→ **Exercise prompt**
In the entries below, find the lines with the word "matplotlib" and copy them.
--- Start Record extracts ---
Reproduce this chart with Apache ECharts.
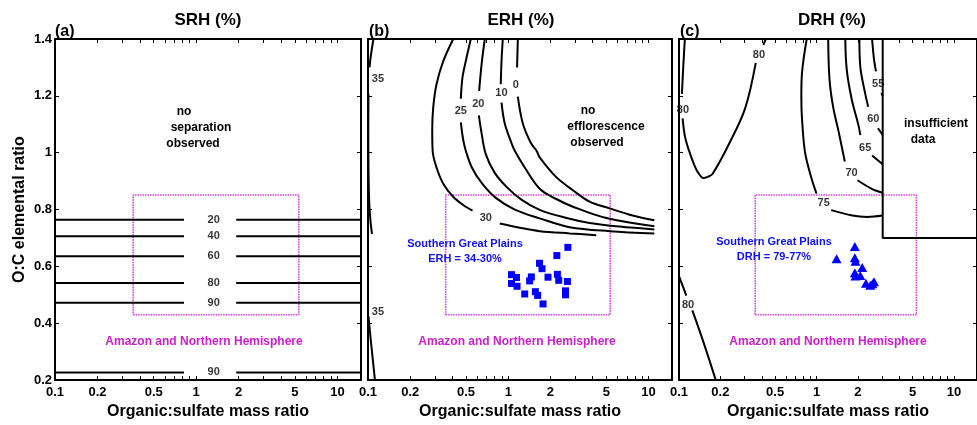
--- End Record extracts ---
--- Start Record extracts ---
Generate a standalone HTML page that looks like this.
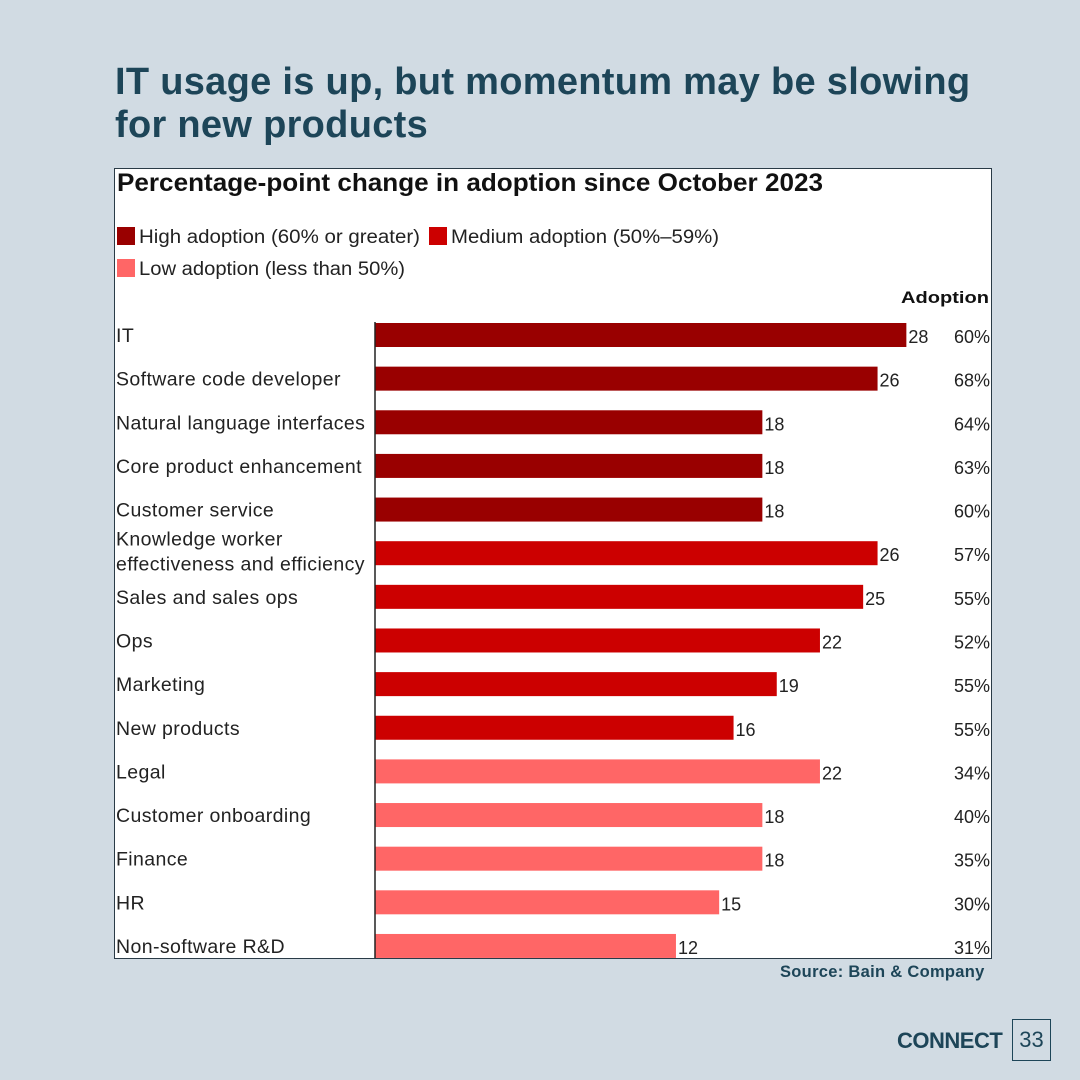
--- End Record extracts ---
--- Start Record extracts ---
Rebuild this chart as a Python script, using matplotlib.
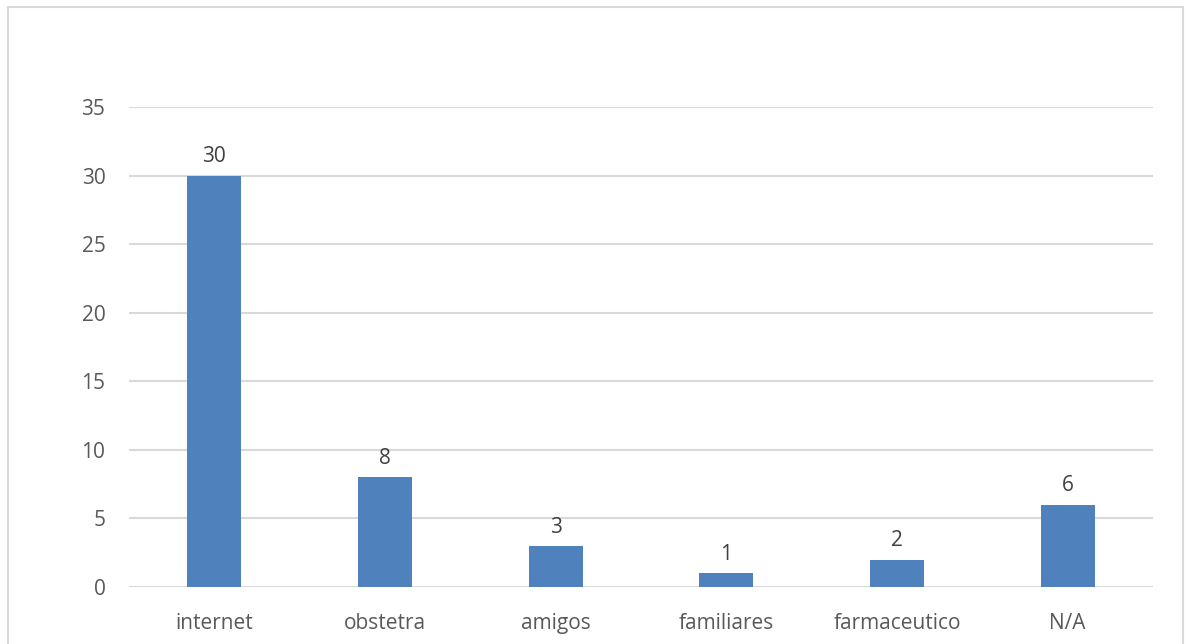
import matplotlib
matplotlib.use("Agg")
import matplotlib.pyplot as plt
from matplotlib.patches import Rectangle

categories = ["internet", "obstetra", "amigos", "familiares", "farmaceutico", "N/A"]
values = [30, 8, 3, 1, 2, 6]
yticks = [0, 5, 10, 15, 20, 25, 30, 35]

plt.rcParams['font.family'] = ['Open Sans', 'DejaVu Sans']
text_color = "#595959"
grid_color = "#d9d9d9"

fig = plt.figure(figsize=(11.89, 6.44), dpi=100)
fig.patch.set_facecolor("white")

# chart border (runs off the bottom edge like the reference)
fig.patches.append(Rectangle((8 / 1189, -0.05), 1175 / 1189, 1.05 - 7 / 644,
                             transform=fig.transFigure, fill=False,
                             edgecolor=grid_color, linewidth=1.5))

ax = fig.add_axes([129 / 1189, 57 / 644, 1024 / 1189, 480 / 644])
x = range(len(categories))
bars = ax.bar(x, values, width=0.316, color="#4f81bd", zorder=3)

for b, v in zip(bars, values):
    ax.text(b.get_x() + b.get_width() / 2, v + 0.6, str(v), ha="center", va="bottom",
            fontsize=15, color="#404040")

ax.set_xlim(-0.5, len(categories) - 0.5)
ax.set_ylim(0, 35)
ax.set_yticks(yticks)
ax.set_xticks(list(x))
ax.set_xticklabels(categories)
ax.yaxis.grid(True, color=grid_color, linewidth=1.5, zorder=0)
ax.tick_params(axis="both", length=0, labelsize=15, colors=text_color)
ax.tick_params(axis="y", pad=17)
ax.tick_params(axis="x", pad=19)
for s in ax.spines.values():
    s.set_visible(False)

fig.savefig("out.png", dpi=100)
--- End Record extracts ---
→ **Answer in full**
Rebuild this chart as a Python script, using matplotlib.
import matplotlib
matplotlib.use("Agg")
import matplotlib.pyplot as plt
from matplotlib.patches import Rectangle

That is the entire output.